- **Task brief**:
Transcribe all the entries word for word, omitting any pictures they contain.

- **Dataset entries**:

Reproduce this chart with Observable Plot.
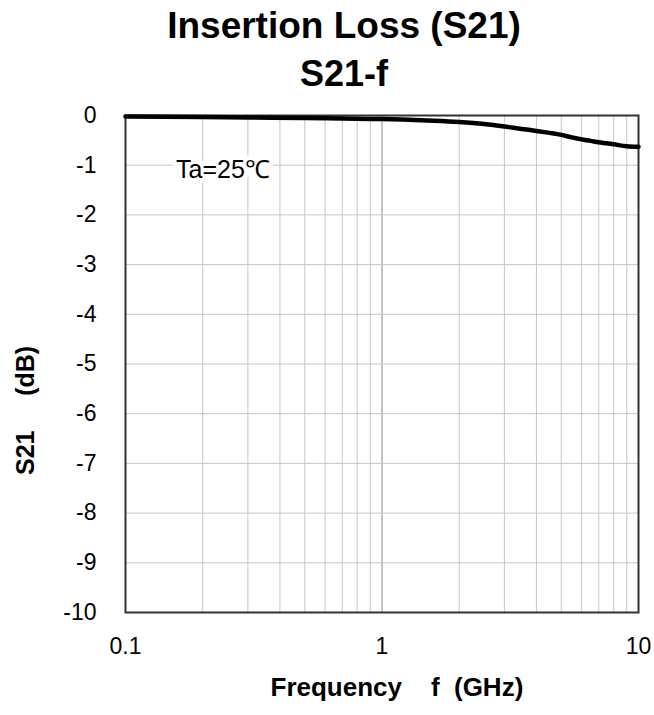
<!DOCTYPE html>
<html>
<head>
<meta charset="utf-8">
<script src="https://cdn.jsdelivr.net/npm/d3@7"></script>
<script src="https://cdn.jsdelivr.net/npm/@observablehq/plot@0.6"></script>
<style>
  html, body { margin: 0; padding: 0; background: white; overflow: hidden; }
  #wrap { position: relative; width: 654px; height: 715px; font-family: "Liberation Sans", Arial, sans-serif; }
  .t { position: absolute; left: 34px; width: 620px; text-align: center; font-weight: bold; color: black; white-space: nowrap; }
  #t1 { top: 7px; font-size: 37px; line-height: 37px; }
  #t2 { top: 56px; font-size: 36px; line-height: 36px; }
  #chart { position: absolute; left: 0; top: 100px; }
</style>
</head>
<body>
<div id="wrap">
  <div id="t1" class="t">Insertion Loss (S21)</div>
  <div id="t2" class="t">S21-f</div>
  <div id="chart"></div>
</div>
<script>
// Data
const freqGHz = [0.1, 0.2, 0.3, 0.5, 0.7, 1, 1.5, 2, 2.5, 3, 3.5, 4, 4.5, 5, 5.5, 6, 6.5, 7, 7.5, 8, 9, 10];
const s21dB   = [-0.02, -0.03, -0.04, -0.05, -0.06, -0.07, -0.10, -0.13, -0.17, -0.22, -0.27, -0.31, -0.35, -0.39, -0.44, -0.48, -0.51, -0.54, -0.56, -0.58, -0.62, -0.63];

const xTicks = [0.1, 1, 10];
const xMinorGrid = [0.2, 0.3, 0.4, 0.5, 0.6, 0.7, 0.8, 0.9, 2, 3, 4, 5, 6, 7, 8, 9];
const xMajorGrid = [1];
const yTicks = [0, -1, -2, -3, -4, -5, -6, -7, -8, -9, -10];
const yGrid = [-1, -2, -3, -4, -5, -6, -7, -8, -9];

const annotX = [0.24];
const annotY = [-1.1];
const annotText = ["Ta=25\u2103"];

const xLabel = "Frequency\u00a0\u00a0\u00a0\u00a0f\u00a0\u00a0(GHz)";
const yLabel = "S21\u00a0\u00a0\u00a0\u00a0\u00a0(dB)";

const curve = freqGHz.map((f, i) => ({f, s: s21dB[i]}));
const annot = annotX.map((x, i) => ({x, y: annotY[i], text: annotText[i]}));

const chart = Plot.plot({
  width: 654,
  height: 615,
  marginTop: 15,
  marginBottom: 103,
  marginLeft: 125,
  marginRight: 16,
  x: {type: "log", domain: [0.1, 10]},
  y: {domain: [-10, 0]},
  style: {fontFamily: "'Liberation Sans', Arial, sans-serif", background: "white", color: "black", overflow: "visible"},
  marks: [
    Plot.ruleX(xMinorGrid, {stroke: "#c6c6c6", strokeWidth: 1}),
    Plot.ruleX(xMajorGrid, {stroke: "#8a8a8a", strokeWidth: 1}),
    Plot.ruleY(yGrid, {stroke: "#c6c6c6", strokeWidth: 1}),
    Plot.text(annot, {x: "x", y: "y", text: "text", fontSize: 25, fill: "black", stroke: "white", strokeWidth: 10, paintOrder: "stroke", textAnchor: "middle"}),
    Plot.frame({stroke: "#333", strokeWidth: 2}),
    Plot.line(curve, {x: "f", y: "s", stroke: "black", strokeWidth: 4.5, curve: "monotone-x"}),
    Plot.axisX({ticks: xTicks, tickSize: 0, tickPadding: 25, fontSize: 23, tickFormat: d => String(d), label: null}),
    Plot.axisY({ticks: yTicks, tickSize: 0, tickPadding: 29, fontSize: 23, tickFormat: d => String(d), label: null}),
    Plot.text([xLabel], {text: d => d, frameAnchor: "bottom-left", textAnchor: "start", dx: 145, dy: 83, fontSize: 26, fontWeight: "bold"}),
    Plot.text([yLabel], {text: d => d, frameAnchor: "left", textAnchor: "start", rotate: -90, dx: -100, dy: 111, fontSize: 25, fontWeight: "bold"})
  ]
});
document.getElementById("chart").appendChild(chart);
</script>
</body>
</html>
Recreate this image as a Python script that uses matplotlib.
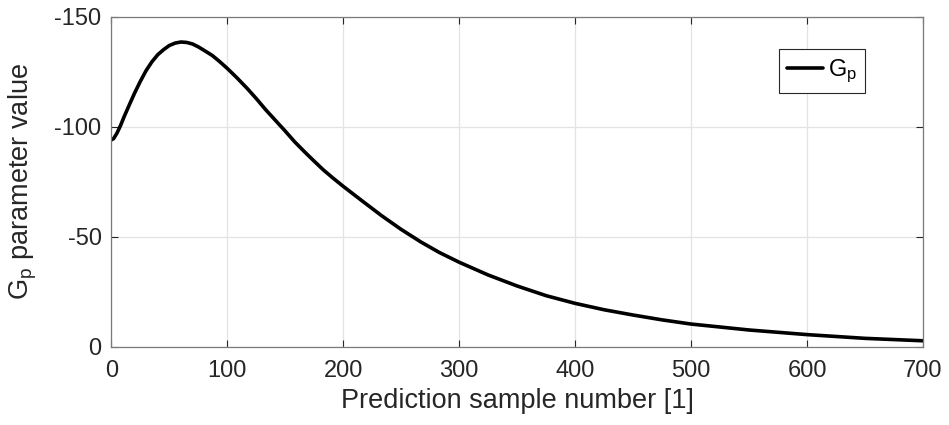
import matplotlib
matplotlib.use("Agg")
import matplotlib.pyplot as plt

# values
sample = [0, 2, 5, 8, 11, 15, 20, 25, 30, 35, 40, 45, 50, 55, 60, 65, 70,
          75, 80, 87, 93, 100, 108, 117, 125, 133, 142, 150, 158, 167, 175,
          183, 192, 200, 217, 233, 250, 267, 283, 300, 325, 350, 375, 400,
          425, 450, 475, 500, 550, 600, 650, 700]
gp = [-94.0, -94.6, -97.2, -100.6, -104.5, -109.3, -115.2, -120.6, -125.5,
      -129.5, -132.7, -135.0, -136.9, -138.0, -138.5, -138.3, -137.6,
      -136.3, -134.7, -132.4, -129.8, -126.5, -122.4, -117.5, -112.8,
      -107.8, -102.6, -98.0, -93.2, -88.4, -84.3, -80.3, -76.3, -72.9,
      -66.0, -59.6, -53.3, -47.6, -42.8, -38.4, -32.6, -27.6, -23.2,
      -19.7, -16.8, -14.4, -12.2, -10.3, -7.6, -5.5, -3.8, -2.7]

x_ticks = [0, 100, 200, 300, 400, 500, 600, 700]
y_ticks = [-150, -100, -50, 0]

plt.rcParams['font.family'] = ['Liberation Sans', 'DejaVu Sans']
plt.rcParams['mathtext.default'] = 'regular'

fig = plt.figure(figsize=(9.49, 4.25), dpi=100)
ax = fig.add_axes([0.1173, 0.1842, 0.8553, 0.7765])

ax.plot(sample, gp, color='black', linewidth=2.6, label='$G_p$',
        solid_joinstyle='round', solid_capstyle='round')

ax.set_xlim(0, 700)
ax.set_ylim(0, -150)
ax.set_xticks(x_ticks)
ax.set_yticks(y_ticks)
ax.set_yticklabels([str(v) for v in y_ticks])

ax.grid(True, color='#e3e3e3', linewidth=0.9)
ax.set_axisbelow(True)
for s in ax.spines.values():
    s.set_color('#7a7a7a')
    s.set_linewidth(0.9)
ax.tick_params(direction='in', length=5, width=0.8, color='#262626',
               labelcolor='#262626', labelsize=17, top=True, right=True)
ax.tick_params(axis='x', pad=9.8)
ax.tick_params(axis='y', pad=7)

ax.set_xlabel('Prediction sample number [1]', fontsize=19.5, color='#262626', labelpad=4)
ax.set_ylabel('$G_p$ parameter value', fontsize=19.5, color='#262626', labelpad=11)

leg = ax.legend(loc='upper right', bbox_to_anchor=(0.9285, 0.901), borderaxespad=0,
                fontsize=17, fancybox=False, framealpha=1, edgecolor='#262626',
                handlelength=1.5, handletextpad=0.2, borderpad=0.35)
leg.get_frame().set_linewidth(0.8)

fig.savefig('out.png', dpi=100)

- **Exercise result**:
Reproduce this chart with Observable Plot.
<!DOCTYPE html>
<html>
<head>
<meta charset="utf-8">
<script src="https://cdn.jsdelivr.net/npm/d3@7"></script>
<script src="https://cdn.jsdelivr.net/npm/@observablehq/plot@0.6"></script>
<style>
  html, body { margin: 0; padding: 0; background: white; overflow: hidden; }
  #wrap { position: relative; width: 654px; height: 715px; font-family: "Liberation Sans", Arial, sans-serif; }
  .t { position: absolute; left: 34px; width: 620px; text-align: center; font-weight: bold; color: black; white-space: nowrap; }
  #t1 { top: 7px; font-size: 37px; line-height: 37px; }
  #t2 { top: 56px; font-size: 36px; line-height: 36px; }
  #chart { position: absolute; left: 0; top: 100px; }
</style>
</head>
<body>
<div id="wrap">
  <div id="t1" class="t">Insertion Loss (S21)</div>
  <div id="t2" class="t">S21-f</div>
  <div id="chart"></div>
</div>
<script>
// Data
const freqGHz = [0.1, 0.2, 0.3, 0.5, 0.7, 1, 1.5, 2, 2.5, 3, 3.5, 4, 4.5, 5, 5.5, 6, 6.5, 7, 7.5, 8, 9, 10];
const s21dB   = [-0.02, -0.03, -0.04, -0.05, -0.06, -0.07, -0.10, -0.13, -0.17, -0.22, -0.27, -0.31, -0.35, -0.39, -0.44, -0.48, -0.51, -0.54, -0.56, -0.58, -0.62, -0.63];

const xTicks = [0.1, 1, 10];
const xMinorGrid = [0.2, 0.3, 0.4, 0.5, 0.6, 0.7, 0.8, 0.9, 2, 3, 4, 5, 6, 7, 8, 9];
const xMajorGrid = [1];
const yTicks = [0, -1, -2, -3, -4, -5, -6, -7, -8, -9, -10];
const yGrid = [-1, -2, -3, -4, -5, -6, -7, -8, -9];

const annotX = [0.24];
const annotY = [-1.1];
const annotText = ["Ta=25\u2103"];

const xLabel = "Frequency\u00a0\u00a0\u00a0\u00a0f\u00a0\u00a0(GHz)";
const yLabel = "S21\u00a0\u00a0\u00a0\u00a0\u00a0(dB)";

const curve = freqGHz.map((f, i) => ({f, s: s21dB[i]}));
const annot = annotX.map((x, i) => ({x, y: annotY[i], text: annotText[i]}));

const chart = Plot.plot({
  width: 654,
  height: 615,
  marginTop: 15,
  marginBottom: 103,
  marginLeft: 125,
  marginRight: 16,
  x: {type: "log", domain: [0.1, 10]},
  y: {domain: [-10, 0]},
  style: {fontFamily: "'Liberation Sans', Arial, sans-serif", background: "white", color: "black", overflow: "visible"},
  marks: [
    Plot.ruleX(xMinorGrid, {stroke: "#c6c6c6", strokeWidth: 1}),
    Plot.ruleX(xMajorGrid, {stroke: "#8a8a8a", strokeWidth: 1}),
    Plot.ruleY(yGrid, {stroke: "#c6c6c6", strokeWidth: 1}),
    Plot.text(annot, {x: "x", y: "y", text: "text", fontSize: 25, fill: "black", stroke: "white", strokeWidth: 10, paintOrder: "stroke", textAnchor: "middle"}),
    Plot.frame({stroke: "#333", strokeWidth: 2}),
    Plot.line(curve, {x: "f", y: "s", stroke: "black", strokeWidth: 4.5, curve: "monotone-x"}),
    Plot.axisX({ticks: xTicks, tickSize: 0, tickPadding: 25, fontSize: 23, tickFormat: d => String(d), label: null}),
    Plot.axisY({ticks: yTicks, tickSize: 0, tickPadding: 29, fontSize: 23, tickFormat: d => String(d), label: null}),
    Plot.text([xLabel], {text: d => d, frameAnchor: "bottom-left", textAnchor: "start", dx: 145, dy: 83, fontSize: 26, fontWeight: "bold"}),
    Plot.text([yLabel], {text: d => d, frameAnchor: "left", textAnchor: "start", rotate: -90, dx: -100, dy: 111, fontSize: 25, fontWeight: "bold"})
  ]
});
document.getElementById("chart").appendChild(chart);
</script>
</body>
</html>
Recreate this image as a Python script that uses matplotlib.
import matplotlib
matplotlib.use("Agg")
import matplotlib.pyplot as plt

# values
sample = [0, 2, 5, 8, 11, 15, 20, 25, 30, 35, 40, 45, 50, 55, 60, 65, 70,
          75, 80, 87, 93, 100, 108, 117, 125, 133, 142, 150, 158, 167, 175,
          183, 192, 200, 217, 233, 250, 267, 283, 300, 325, 350, 375, 400,
          425, 450, 475, 500, 550, 600, 650, 700]
gp = [-94.0, -94.6, -97.2, -100.6, -104.5, -109.3, -115.2, -120.6, -125.5,
      -129.5, -132.7, -135.0, -136.9, -138.0, -138.5, -138.3, -137.6,
      -136.3, -134.7, -132.4, -129.8, -126.5, -122.4, -117.5, -112.8,
      -107.8, -102.6, -98.0, -93.2, -88.4, -84.3, -80.3, -76.3, -72.9,
      -66.0, -59.6, -53.3, -47.6, -42.8, -38.4, -32.6, -27.6, -23.2,
      -19.7, -16.8, -14.4, -12.2, -10.3, -7.6, -5.5, -3.8, -2.7]

x_ticks = [0, 100, 200, 300, 400, 500, 600, 700]
y_ticks = [-150, -100, -50, 0]

plt.rcParams['font.family'] = ['Liberation Sans', 'DejaVu Sans']
plt.rcParams['mathtext.default'] = 'regular'

fig = plt.figure(figsize=(9.49, 4.25), dpi=100)
ax = fig.add_axes([0.1173, 0.1842, 0.8553, 0.7765])

ax.plot(sample, gp, color='black', linewidth=2.6, label='$G_p$',
        solid_joinstyle='round', solid_capstyle='round')

ax.set_xlim(0, 700)
ax.set_ylim(0, -150)
ax.set_xticks(x_ticks)
ax.set_yticks(y_ticks)
ax.set_yticklabels([str(v) for v in y_ticks])

ax.grid(True, color='#e3e3e3', linewidth=0.9)
ax.set_axisbelow(True)
for s in ax.spines.values():
    s.set_color('#7a7a7a')
    s.set_linewidth(0.9)
ax.tick_params(direction='in', length=5, width=0.8, color='#262626',
               labelcolor='#262626', labelsize=17, top=True, right=True)
ax.tick_params(axis='x', pad=9.8)
ax.tick_params(axis='y', pad=7)

ax.set_xlabel('Prediction sample number [1]', fontsize=19.5, color='#262626', labelpad=4)
ax.set_ylabel('$G_p$ parameter value', fontsize=19.5, color='#262626', labelpad=11)

leg = ax.legend(loc='upper right', bbox_to_anchor=(0.9285, 0.901), borderaxespad=0,
                fontsize=17, fancybox=False, framealpha=1, edgecolor='#262626',
                handlelength=1.5, handletextpad=0.2, borderpad=0.35)
leg.get_frame().set_linewidth(0.8)

fig.savefig('out.png', dpi=100)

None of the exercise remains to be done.